Prince William To Become Helicopter Pilot, Will Donate Salary To Charity

Prince William will not take on more royal duties after all, instead he is committing to becoming a helicopter pilot. Moreover, in what has become commonplace, Wills will donate the entirety of his salary to charity.

On Thursday, Kensington Palace announced the Duke of Cambridge will be joining the East Anglian Air Ambulance (EAAA) charity in the Spring of 2015:

“After completing a mandatory period of training this autumn and winter, The Duke will start work with the Air Ambulance, based at Cambridge and Norwich Airports and flying both day and night shifts, in spring 2015. The Duke will start as a co-pilot but, after a period of training, will be qualified to fly as a helicopter commander.”

“This job will be the Duke’s primary occupation, but his roster will take into account the duties and responsibilities he will continue to undertake on behalf of The Queen, both in the United Kingdom and overseas. The Duke will also continue his work with his patronages and with the Royal Foundation of The Duke and Duchess of Cambridge and Prince Harry.”

According to the press release, Prince William is believed to be the first Member of the Royal Family in direct succession to the throne to sign an employment contract with a civilian employer (Bond Air Services). William will start as a co-pilot, however, after additional training he will be qualified to become a commander.

Prince William began training to become a military pilot in January 2009 and was based at the Royal Air Force (RAF) Valley between January of 2010 and September of 2013, where he was known as Flight Lieutenant Wales. The Duke was a fully operational Search and Rescue pilot on the Sea King helicopter. He qualified as a helicopter Captain in June 2012.

When Prince William ended his time at the RAF Valley, it marked more than seven-and-a-half years of full-time military service to his country. During that time the future king of England undertook more than 150 search and rescue operations and completed over 1,300 flying hours.
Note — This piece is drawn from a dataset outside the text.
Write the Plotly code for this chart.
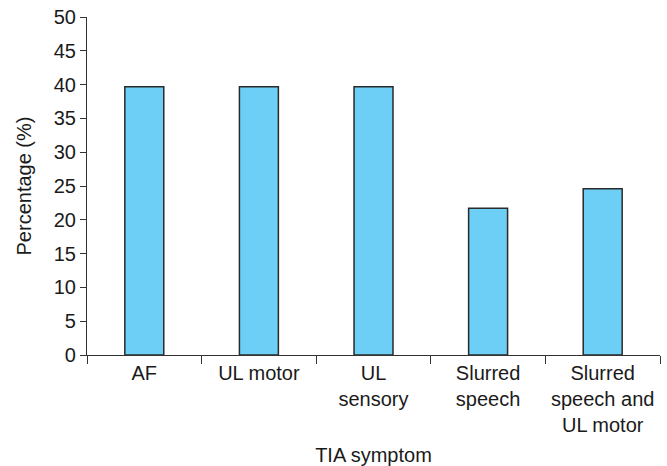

Kensington Palace’s statement indicates Prince William’s helicopter training will begin in September 2015 and last for a minimum of five months. Additionally, William must pass 14-exams and other flight tests. He will continue to undertake royal duties, as second in line to the throne and representative of his grandmother, Queen Elizabeth II.

The head of the EAAA, Alastair Wilson commented that Prince William is a good fit for the role of helicopter pilot and discussed more of what the Duke can expect to see at his post:

“Compared to his role as a search and rescue pilot, he may be dealing with more injury patients than he is used to, but I’m sure he will adapt very well to that.”

It is unclear whether Prince William’s wife, Kate, and son, George, will accompany him while he attends training to become a helicopter pilot.